Uganda’s Northern Region has seen decades of armed conflict. It also has one of the world’s highest rates of intimate partner violence. Dewan interviewed over 450 mothers with children aged 6-23 months, collecting data on their physical and mental health, experience with violence, and the children’s nutrition.

The PhD fieldwork was one of the most challenging parts of Dewan’s doctoral journey, but also the most rewarding. She praises the Institute of Criminology for their support and credits them for developing three main skills: creative problem solving, the ability to connect research with policy and practice, and a strong commitment to scientific rigour, particularly through Professor Eisner’s supervision.

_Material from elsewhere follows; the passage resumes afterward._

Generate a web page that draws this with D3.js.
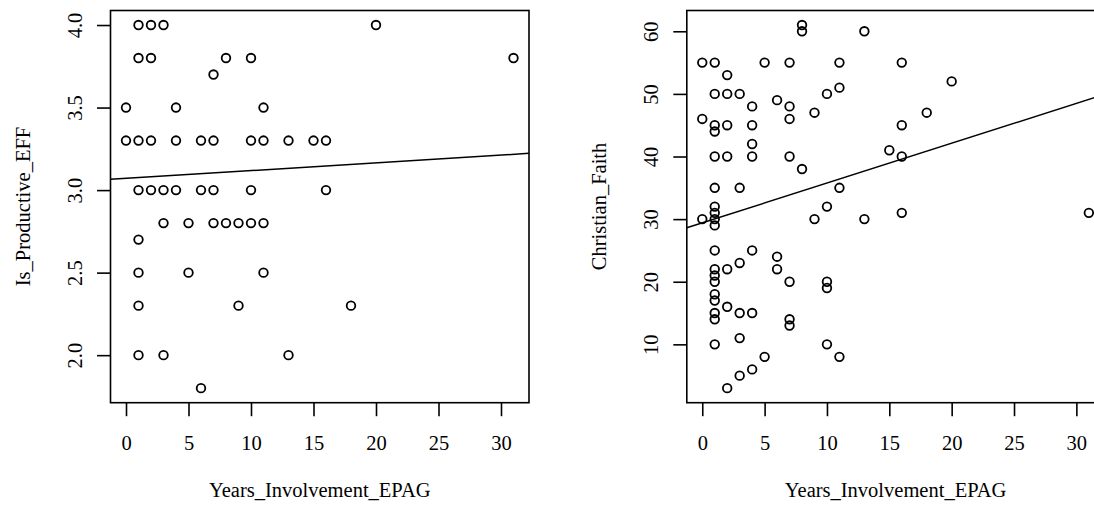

 “In all of this, [Eisner] never compromised on quality over quantity,” Dewan recalls. “He always upheld the highest academic rigour on everything we did, at every point in the PhD process.”

 

Revealing hidden forms of violence

Dewan’s PhD and her current work on technology in femicide share a goal: to produce a better understanding of gender-based violence and its impact. Both cover aspects of gender-based violence that have been overlooked. And both recognise that the impact of violence extends beyond an individual victim.

“My experience in Uganda strengthened my commitment to improving how we measure and understand violence,” she explains, “particularly forms that remain underreported or poorly captured in administrative systems. Technology-facilitated violence sits precisely at that frontier: rapidly evolving, insufficiently measured, and deeply consequential.”

However, Dewan remains hopeful that stronger evidence will support earlier intervention and more effective prevention, helping authorities worldwide in responding to gender-based violence.